Contrary to public perception, fashion designers do not hate plus-size customers. Full-figured fashion fans have been always been frustrated by the lack of selection from their favorite brands, and I don’t blame them. Clothing manufacturers actually do recognize the buying power of the larger sized shopper, but offering styles in plus is just not that simple.

Earlier this year, blogger Chastity Garner boycotted Target for excluding fashion fans in her size range from their latest designer collaboration. Another blogger, Sarah Conley urged shoppers to vote with their wallets if they want designers to cater to them. As a woman with curves, I cheered them. As a veteran of the industry, I lived the challenge of their disappointment.

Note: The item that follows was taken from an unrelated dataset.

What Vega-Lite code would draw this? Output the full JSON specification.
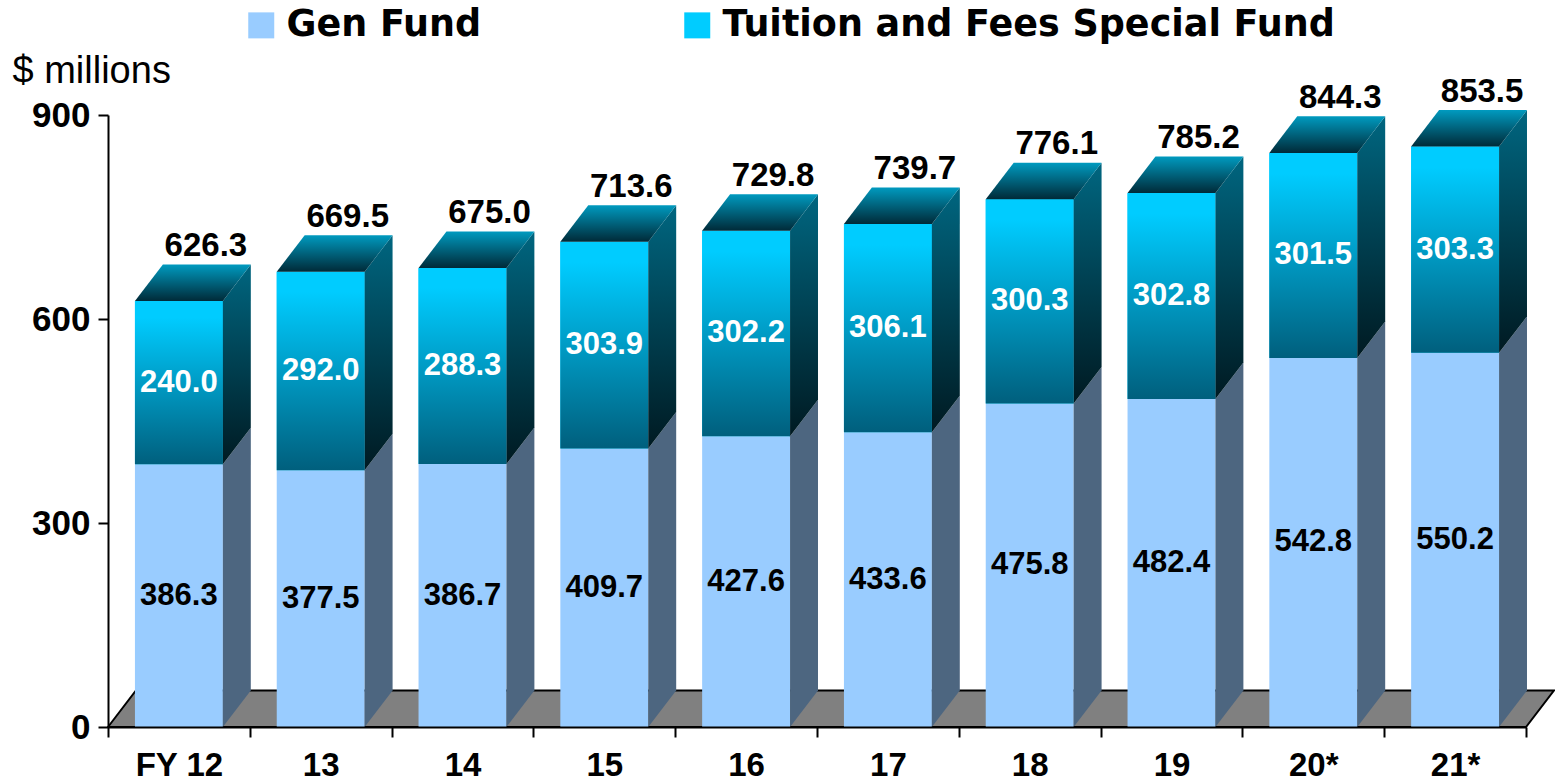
{
"$schema":"https://vega.github.io/schema/vega-lite/v6.json",
"width":1418,"height":612,
"autosize":{"type":"none"},
"padding":{"left":108,"top":115,"right":29,"bottom":54},
"background":"white",
"config":{"view":{"stroke":null},"font":"Liberation Sans"},
"data":{"values":[
{"fy":"FY 12","series":"Gen Fund","value":386.3},{"fy":"FY 12","series":"Tuition and Fees Special Fund","value":240.0},
{"fy":"13","series":"Gen Fund","value":377.5},{"fy":"13","series":"Tuition and Fees Special Fund","value":292.0},
{"fy":"14","series":"Gen Fund","value":386.7},{"fy":"14","series":"Tuition and Fees Special Fund","value":288.3},
{"fy":"15","series":"Gen Fund","value":409.7},{"fy":"15","series":"Tuition and Fees Special Fund","value":303.9},
{"fy":"16","series":"Gen Fund","value":427.6},{"fy":"16","series":"Tuition and Fees Special Fund","value":302.2},
{"fy":"17","series":"Gen Fund","value":433.6},{"fy":"17","series":"Tuition and Fees Special Fund","value":306.1},
{"fy":"18","series":"Gen Fund","value":475.8},{"fy":"18","series":"Tuition and Fees Special Fund","value":300.3},
{"fy":"19","series":"Gen Fund","value":482.4},{"fy":"19","series":"Tuition and Fees Special Fund","value":302.8},
{"fy":"20*","series":"Gen Fund","value":542.8},{"fy":"20*","series":"Tuition and Fees Special Fund","value":301.5},
{"fy":"21*","series":"Gen Fund","value":550.2},{"fy":"21*","series":"Tuition and Fees Special Fund","value":303.3}
]},
"transform":[
{"stack":"value","groupby":["fy"],"sort":[{"field":"series","order":"ascending"}],"as":["y0","y1"]},
{"calculate":"indexof(['FY 12','13','14','15','16','17','18','19','20*','21*'],datum.fy)","as":"i"},
{"calculate":"(datum.y0+datum.y1)/2","as":"ym"},
{"calculate":"datum.i+0.5","as":"xc"}
],
"resolve":{"scale":{"x":"independent"}},
"layer":[
{"data":{"values":[
{"px":0,"hi":0,"lo":0},{"px":0.197,"hi":53.7,"lo":0},{"px":10,"hi":53.7,"lo":0},{"px":10.197,"hi":53.7,"lo":53.7}
]},
"mark":{"type":"area","orient":"vertical","fill":"#808080","stroke":"#000000","strokeWidth":2},
"encoding":{
"x":{"field":"px","type":"quantitative","scale":{"domain":[0,10],"nice":false,"zero":false},"axis":null},
"y":{"field":"hi","type":"quantitative","stack":null,"scale":{"domain":[0,900],"nice":false},
"axis":{"title":"$ millions","titleAngle":0,"titleAlign":"left","titleBaseline":"alphabetic","titleX":-96,"titleY":-33,"titleFont":"Liberation Sans","titleFontSize":38,"titleFontWeight":"normal","titleColor":"#000000",
"values":[0,300,600,900],"grid":false,"domainColor":"#000000","domainWidth":2,"tickColor":"#000000","tickWidth":2,"tickSize":10,"labelFont":"Liberation Sans","labelFontSize":35,"labelFontWeight":"bold","labelColor":"#000000","labelPadding":8}},
"y2":{"field":"lo"}
}},
{"mark":{"type":"bar","opacity":0},
"encoding":{
"x":{"field":"fy","type":"nominal","sort":["FY 12","13","14","15","16","17","18","19","20*","21*"],"scale":{"paddingInner":0,"paddingOuter":0},
"axis":{"title":null,"labelAngle":0,"tickBand":"extent","zindex":1,"domainColor":"#000000","domainWidth":2,"tickColor":"#000000","tickWidth":2,"tickSize":10,"labelFont":"Liberation Sans","labelFontSize":33,"labelFontWeight":"bold","labelColor":"#000000","labelPadding":12}},
"y":{"field":"y1","type":"quantitative","stack":null},
"y2":{"field":"y0"}
}},
{"mark":{"type":"bar"},
"encoding":{
"x":{"field":"fy","type":"nominal","sort":["FY 12","13","14","15","16","17","18","19","20*","21*"],"scale":{"paddingInner":0.38,"paddingOuter":0.19},"axis":null},
"y":{"field":"y1","type":"quantitative","stack":null},
"y2":{"field":"y0"},
"color":{"field":"series","type":"nominal","scale":{"domain":["Gen Fund","Tuition and Fees Special Fund"],"range":["#99CCFF","#00CCFF"]},
"legend":{"title":null,"orient":"none","legendX":135,"legendY":-108,"direction":"horizontal","columns":2,"columnPadding":197,"padding":0,"symbolType":"square","symbolSize":676,"symbolStrokeWidth":0,"labelFont":"DejaVu Sans","labelFontSize":36.5,"labelFontWeight":"bold","labelColor":"#000000","labelOffset":7,"labelLimit":800,
"encode":{"symbols":{"update":{"fill":{"signal":"datum.value==='Gen Fund'?'#99CCFF':{gradient:'linear',x1:0,y1:0,x2:0,y2:1,stops:[{offset:0,color:'#00CCFF'},{offset:0.1,color:'#00CCFF'},{offset:1,color:'#005F7D'}]}"}}}},
"encoding":{"symbols":{"fill":{"value":{"expr":"datum.value==='Gen Fund'?'#99CCFF':{gradient:'linear',x1:0,y1:0,x2:0,y2:1,stops:[{offset:0,color:'#00CCFF'},{offset:0.1,color:'#00CCFF'},{offset:1,color:'#005F7D'}]}"}}}}}
}}},
{"transform":[{"filter":"datum.series!=='Gen Fund'"}],
"mark":{"type":"bar","color":{"gradient":"linear","x1":0,"y1":0,"x2":0,"y2":1,"stops":[{"offset":0,"color":"#00CCFF"},{"offset":0.1,"color":"#00CCFF"},{"offset":1,"color":"#005F7D"}]}},
"encoding":{
"x":{"field":"fy","type":"nominal","sort":["FY 12","13","14","15","16","17","18","19","20*","21*"],"scale":{"paddingInner":0.38,"paddingOuter":0.19},"axis":null},
"y":{"field":"y1","type":"quantitative","stack":null},
"y2":{"field":"y0"}
}},
{"transform":[{"filter":"datum.series==='Gen Fund'"},{"calculate":"[0,1]","as":"k"},{"flatten":["k"]},{"calculate":"datum.i+0.81+datum.k*0.197","as":"px"},{"calculate":"datum.y1+datum.k*53.7","as":"hi"},{"calculate":"datum.y0+datum.k*53.7","as":"lo"}],
"mark":{"type":"area","orient":"vertical","fill":"#4D6680"},
"encoding":{
"x":{"field":"px","type":"quantitative","scale":{"domain":[0,10],"nice":false,"zero":false},"axis":null},
"y":{"field":"hi","type":"quantitative","stack":null},
"y2":{"field":"lo"},
"detail":{"field":"fy"}
}},
{"transform":[{"filter":"datum.series!=='Gen Fund'"},{"calculate":"[0,1]","as":"k"},{"flatten":["k"]},{"calculate":"datum.i+0.81+datum.k*0.197","as":"px"},{"calculate":"datum.y1+datum.k*53.7","as":"hi"},{"calculate":"datum.y0+datum.k*53.7","as":"lo"}],
"mark":{"type":"area","orient":"vertical","fill":{"gradient":"linear","x1":0,"y1":0,"x2":0,"y2":1,"stops":[{"offset":0,"color":"#006680"},{"offset":1,"color":"#001A22"}]}},
"encoding":{
"x":{"field":"px","type":"quantitative","scale":{"domain":[0,10],"nice":false,"zero":false},"axis":null},
"y":{"field":"hi","type":"quantitative","stack":null},
"y2":{"field":"lo"},
"detail":{"field":"fy"}
}},
{"transform":[{"filter":"datum.series!=='Gen Fund'"},{"calculate":"[0,0.197,0.62,0.817]","as":"xo"},{"calculate":"[0,53.7,53.7,53.7]","as":"yh"},{"calculate":"[0,0,0,53.7]","as":"yl"},{"flatten":["xo","yh","yl"]},{"calculate":"datum.i+0.19+datum.xo","as":"px"},{"calculate":"datum.y1+datum.yh","as":"hi"},{"calculate":"datum.y1+datum.yl","as":"lo"}],
"mark":{"type":"area","orient":"vertical","fill":{"gradient":"linear","x1":0,"y1":0,"x2":0,"y2":1,"stops":[{"offset":0,"color":"#009ABF"},{"offset":1,"color":"#002A38"}]}},
"encoding":{
"x":{"field":"px","type":"quantitative","scale":{"domain":[0,10],"nice":false,"zero":false},"axis":null},
"y":{"field":"hi","type":"quantitative","stack":null},
"y2":{"field":"lo"},
"detail":{"field":"fy"}
}},
{"mark":{"type":"text","font":"Liberation Sans","fontSize":31,"fontWeight":"bold","baseline":"middle","align":"center"},
"encoding":{
"x":{"field":"xc","type":"quantitative","scale":{"domain":[0,10],"nice":false,"zero":false},"axis":null},
"y":{"field":"ym","type":"quantitative","stack":null},
"text":{"field":"value","type":"quantitative","format":".1f"},
"color":{"condition":{"test":"datum.series==='Gen Fund'","value":"#000000"},"value":"#FFFFFF"}
}},
{"transform":[{"filter":"datum.series!=='Gen Fund'"}],
"mark":{"type":"text","font":"Liberation Sans","fontSize":33,"fontWeight":"bold","baseline":"middle","align":"center","color":"#000000","dx":27,"dy":-55},
"encoding":{
"x":{"field":"xc","type":"quantitative","scale":{"domain":[0,10],"nice":false,"zero":false},"axis":null},
"y":{"field":"y1","type":"quantitative","stack":null},
"text":{"field":"y1","type":"quantitative","format":".1f"}
}}
]
}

I have worked as a technical designer for multiple size ranges for brands that include Lord & Taylor, Coach and many others. I can testify that perfecting plus-size fashion is more complicated than extending a label’s size range. A sample size for contemporary or upscale label could be a size 2, 4, etc. Merely sizing up from that into larger sizes would be treating a plus-size customer like a rectangle -- flattering no one. There have been plenty of companies who try, and the clothing ultimately does not sell because the fit is awful. The executives then conclude that they do not have a significant plus-size customer base and then refuse to invest in it.

To produce full-figured clothing well, it needs to be fit on a fit model that truly represents the customer. Professional fit models guide designers into adjusting proportions and tweaking individual clothing styles to look great on their body. Even then, full-figured shoppers could be very busty, pear-shaped or muscular. One fit model cannot possibly cover every body shape in that size range.

A professional fit model’s rate starts around $200/hour. Professional plus-size models charge at least as much or more because they are considered specialists. While this may be the rare instance in fashion where larger girls rule, it is an expense that many clothing companies do not have the budget for.

Unfortunately, the fit and budget are not the only challenges. The team assigned to execute plus-size styles is often at a disadvantage from the beginning. Technical designers are the ones who fit the clothing, correct the patterns and take it from concept to production. Full-figured styles often take their direction from the brand’s main collection. While the central collection has an entire season to develop, the plus-size styles are often put into work only after the regular collection has been approved. This means the technical designers only have a fraction of the time to prepare production to hit the stores at the same time.

Full Figured Fashion Week

Full Figured Fashion Week

I love asking full-figured fit models where they shop. The most common answer is brands that specialize in their size range. Eloquii, Lane Bryant and The Avenue are the recognizable companies. They do it well because they specialize in that customer. They also have large marketing budgets.

Like any independent fashion label, many do not have the same advertising dollars as the big corporate brands. There are plenty of plus-size fashion labels developed specifically for these customers who have to rely on word of mouth. Cushie B. was launched by designer Valerie Thompson, a former design director at Josephine Chaus and Cynthia Steffe who is herself a full-figured woman. I found many stylish labels at Full Figured Fashion Week catering to all price points and demographics. They came from around the world and served everything from swimwear, office wear to special occasion. They may not have large budgets but they are ready to serve curvy girls hungry for style.

A Cushie B. photo shoot.

A Cushie B. photo shoot.

Full-figured fashionistas were one of the most successful groups of influencers at the outset of fashion blogging. This was a powerful shopping demographic largely ignored by mainstream media. Collections developed with bloggers like Gabi Fresh and companies like Gwynnie Bee that rely on feedback from vocal shoppers end up with the most engaged customers.

Designers who want to serve fans of every size need to invest their resources efficiently: have design teams work from the initial concept direction at the same time to prioritize all size ranges, and collaborate more with influencers who represent your target shopper for styling and fit feedback -- see them as allies, not a battleground.

Curvy girls, treat fashion like dating. If your favorite designer ignores you, give your love to the ones willing to spend their time and money to woo you. They are out there (and like any suitor, trying hard to get to know your body). Seek out the good guys that may be under the radar. Your wardrobe is a relationship totally worth investing in.